Quadratic field extension of finite field $\mathbb{F}_{q}$.

Question

Question: Let $q = p^{n}$ be a prime power. For which $q$ is the quadratic extension $\mathbb{F}_{q^{2}}$ of $\mathbb{F}_{q}$ of the form $\mathbb{F}_{q}(\sqrt{x})$ for $x \in \mathbb{F}_{q}$? Furthermore, for what $q$ is the cubic extension $\mathbb{F}_{q^{3}}$ of $\mathbb{F}_{q}$ of the form $\mathbb{F}_{q}(\sqrt[3]{x})$ for $x \in \mathbb{F}_{q}$.

I am not sure how to approach this question. I have made a similar question to these where we look at quadratic extensions $\mathbb{Q}(\sqrt{d})$ of $\mathbb{Q}$. I tried to do a similar approach here by considering that we must adjoin a root of a minimal polynomial of degree 2, which we can find with the quadratic formule (since characteristic $\neq 2$). But I am not sure how I can find the conditions for $q$ such that the extension has this form. Same problem for the cubic extension.

Answer 1

The case of finite fields is easier because an extension of degree $n$ in this case is unique. So if you can find any element $\alpha\in\mathbb{F}_q$ such that $x^3-\alpha$ is irreducible over $\mathbb{F}_q$ then a root of this polynomial necessary generates $\mathbb{F}_{q^3}$ (unlike over $\mathbb{Q}$ where we can only conclude it generates some extension of degree $3$), and so the extension is indeed of the required form. On the other hand, if there is no such $\alpha$ then clearly the extension cannot be of this form.

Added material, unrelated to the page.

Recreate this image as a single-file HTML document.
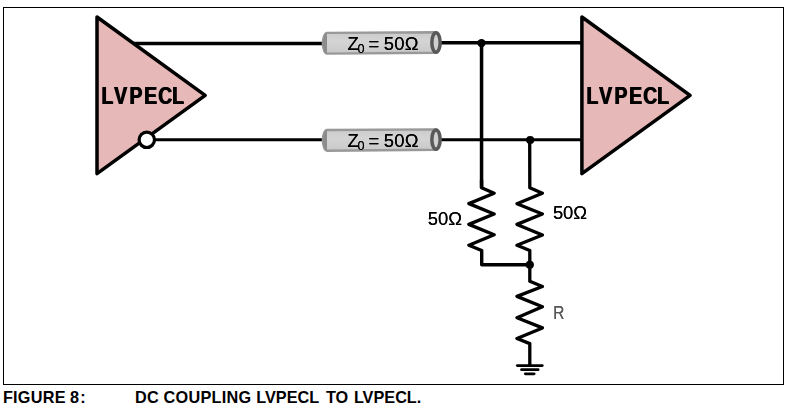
<!DOCTYPE html>
<html><head><meta charset="utf-8">
<style>
html,body{margin:0;padding:0;background:#fff;}
body{width:791px;height:411px;overflow:hidden;position:relative;}
svg{position:absolute;left:0;top:0;display:block;}
text{font-family:"Liberation Sans",sans-serif;}
</style></head><body>
<svg width="791" height="411" viewBox="0 0 791 411">
<defs>
<linearGradient id="cg" x1="0" y1="0" x2="0" y2="1">
<stop offset="0" stop-color="#cbcbcb"/><stop offset="0.4" stop-color="#d4d4d4"/><stop offset="1" stop-color="#c9c9c9"/>
</linearGradient>
<filter id="th" x="-5%" y="-10%" width="110%" height="120%"><feOffset in="SourceGraphic" dx="0.8" dy="0" result="o"/><feMerge><feMergeNode in="SourceGraphic"/><feMergeNode in="o"/></feMerge></filter>
<filter id="th2" x="-10%" y="-10%" width="120%" height="120%"><feOffset in="SourceGraphic" dx="0.45" dy="0" result="o"/><feMerge><feMergeNode in="SourceGraphic"/><feMergeNode in="o"/></feMerge></filter>
<filter id="th3" x="-5%" y="-20%" width="110%" height="140%"><feOffset in="SourceGraphic" dx="0.3" dy="0" result="o"/><feMerge><feMergeNode in="SourceGraphic"/><feMergeNode in="o"/></feMerge></filter>
</defs>
<rect x="0" y="0" width="791" height="411" fill="#fff"/>
<rect x="3.5" y="7.5" width="780" height="377" fill="none" stroke="#000" stroke-width="1"/>

<!-- wires -->
<g stroke="#000" fill="none">
<line x1="130" y1="43.4" x2="324" y2="43.4" stroke-width="3.5"/>
<line x1="438" y1="42.75" x2="582" y2="42.75" stroke-width="3.6"/>
<line x1="150" y1="139.7" x2="324" y2="139.7" stroke-width="3.1"/>
<line x1="438" y1="139.7" x2="582" y2="139.7" stroke-width="3.1"/>
<line x1="481.55" y1="42.75" x2="481.55" y2="188" stroke-width="3.5"/>
</g>

<!-- triangles -->
<g stroke="#000" stroke-width="3.5" fill="#e6b8b7" stroke-linejoin="round">
<polygon points="97,17 205.2,95.3 97,173.6"/>
<polygon points="581.9,17 690.1,95.3 581.9,173.6"/>
</g>
<circle cx="146.8" cy="139.8" r="7.7" fill="#fff" stroke="#000" stroke-width="3.2"/>

<!-- cylinders -->
<g id="cyl1">
<path d="M327,32.9 L436,32.3 V52.7 L327,53.6 A4.1,10.35 0 0 1 327,32.9 Z" fill="url(#cg)" stroke="#999" stroke-width="2.4"/>
<path d="M327,32.9 A4.1,10.35 0 0 0 327,53.6 Z" fill="#8c8c8c"/>
<ellipse cx="436" cy="42.5" rx="4.15" ry="9.65" fill="#d0d0d0" stroke="#595959" stroke-width="3.5"/>
</g>
<g id="cyl2" transform="translate(0,97.1)">
<path d="M327,32.9 L436,32.3 V52.7 L327,53.6 A4.1,10.35 0 0 1 327,32.9 Z" fill="url(#cg)" stroke="#999" stroke-width="2.4"/>
<path d="M327,32.9 A4.1,10.35 0 0 0 327,53.6 Z" fill="#8c8c8c"/>
<ellipse cx="436" cy="42.5" rx="4.15" ry="9.65" fill="#d0d0d0" stroke="#595959" stroke-width="3.5"/>
</g>

<!-- resistor network -->
<g stroke="#000" stroke-width="3.1" fill="none" stroke-linejoin="round" stroke-linecap="butt">
<polyline stroke-width="3.4" points="481.55,180 481.6,187.8 494.1,193.2 468.9,203.6 494.1,214 468.9,224.4 494.1,234.8 468.9,245.2 481.7,250.5 481.7,264.8 530,264.8"/>
<polyline stroke-width="3.3" points="529.7,139.8 529.8,187.8 542.4,193.2 517,203.7 542.4,214 517,224.4 542.4,235 517,245.3 529.8,250.6 529.8,281.3 542.4,286.5 517,296.4 542.4,306.8 517,317.7 542.4,327.9 517,338.5 529.8,343.6 529.8,365.5"/>
</g>
<g stroke="#000" stroke-width="2.7" stroke-linecap="round">
<line x1="517.3" y1="365.6" x2="542.3" y2="365.6"/>
<line x1="521.5" y1="369.7" x2="538.2" y2="369.7"/>
<line x1="525.3" y1="373.8" x2="534.2" y2="373.8"/>
</g>
<circle cx="481.5" cy="43.1" r="4.2" fill="#000"/>
<circle cx="530.2" cy="140" r="4.1" fill="#000"/>
<circle cx="529.8" cy="264.8" r="4.1" fill="#000"/>

<!-- labels -->
<text filter="url(#th)" transform="translate(586.11,103.8) scale(0.79,1)" font-size="24.4" font-weight="bold" x="0 16.15 35.32 54.04 71.84 89.37" y="0">LVPECL</text>
<text filter="url(#th)" transform="translate(101.11,103.8) scale(0.79,1)" font-size="24.4" font-weight="bold" x="0 16.15 35.32 54.04 71.84 89.37" y="0">LVPECL</text>

<text filter="url(#th3)" y="49.8" font-size="18.4"><tspan x="347.5">Z</tspan><tspan x="357.47" dy="3" font-size="12.7">0</tspan><tspan dy="-3" x="364 368.43 379 383.8 394.13 404.68"> = 50Ω</tspan></text>
<text filter="url(#th3)" y="146.95" font-size="18.4"><tspan x="347.5">Z</tspan><tspan x="357.47" dy="3" font-size="12.7">0</tspan><tspan dy="-3" x="364 368.43 379 383.8 394.13 404.68"> = 50Ω</tspan></text>

<text filter="url(#th3)" x="427.7" y="224.8" font-size="18.4">50Ω</text>
<text filter="url(#th3)" x="552.9" y="218.8" font-size="18.4">50Ω</text>
<text filter="url(#th2)" transform="translate(553.2,318.7) scale(0.83,1)" x="0" y="0" font-size="18.6" fill="#585858">R</text>

<text y="402.5" font-size="16.25" font-weight="bold" letter-spacing="0.25"><tspan x="2.9">FIGURE</tspan> <tspan x="70.1" letter-spacing="1.2">8:</tspan></text>
<text y="402.5" font-size="16.25" font-weight="bold"><tspan x="134.9" letter-spacing="0.25">DC</tspan> <tspan x="163.6" letter-spacing="0.25">COUPLING</tspan> <tspan x="256.3">LVPECL</tspan> <tspan x="325.9">TO</tspan> <tspan x="353.9">LVPECL.</tspan></text>
</svg>
</body></html>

So the question is now for which $q$ there is some $\alpha\in\mathbb{F}_q$ such that $x^3-\alpha$ is irreducible over $\mathbb{F}_q$. Since this is a polynomial of degree $3$, this is equivalent to asking for which $q$ there is some $\alpha$ such that $\alpha$ has no third root in $\mathbb{F}_q$. The answer follows from the following simple exercise in group theory:

Exercise: Let $G$ be a finite group. Then every element of $G$ has a third root if and only if $3\nmid |G|$.

Though in the case $G=\mathbb{F}_q^{\times}$ the statement is even easier if you remember this is a cyclic group.

Answer 2

In general, this question falls under the umbrella of Kummer theory. The basic result says: Let $n\geq 1$ be any integer. If $K$ is a field of characteristic coprime to $n$ (or $0$) that contains all $n$-th roots of unity, then an extension $L/K$ of degree $n$ is of the form $K(\sqrt[n]{a})$ if and only if it is galois with cyclic galois group. Also conversely, if $K$ admits such an extension that is simultaneously radical and cyclic of degree $n$, then $K$ has all $n$-th roots of unity and is of characteristic coprime to $n$ (or $0$).

For finite fields, all this is not difficult to translate into a concrete condition. Suppose we have the finite field $K$ of characteristic $p$ and want to know if the unique extension $L/K$ of degree $n$ is radical.

As every extensions of finite fields is cyclic, it will be radical if and only if $K$ has characteristic coprime to $n$ and contains all $n$-th roots of unity. The first is clearly the case if and only if $p\nmid n$, while the second happens if and only if the unit group of $K$ has a cyclic subgroup of order $n$. This in turn is the case if and only if $n$ divides the group order $|K|-1$.

Moreover, it is clear that the second condition already entails the first. Hence, the full characterization reads:

The unique degree $n$ extension $L$ of the finite field $K$ is of the form $K(\sqrt[n]{a})$ if and only if $n$ divides $|K|-1$.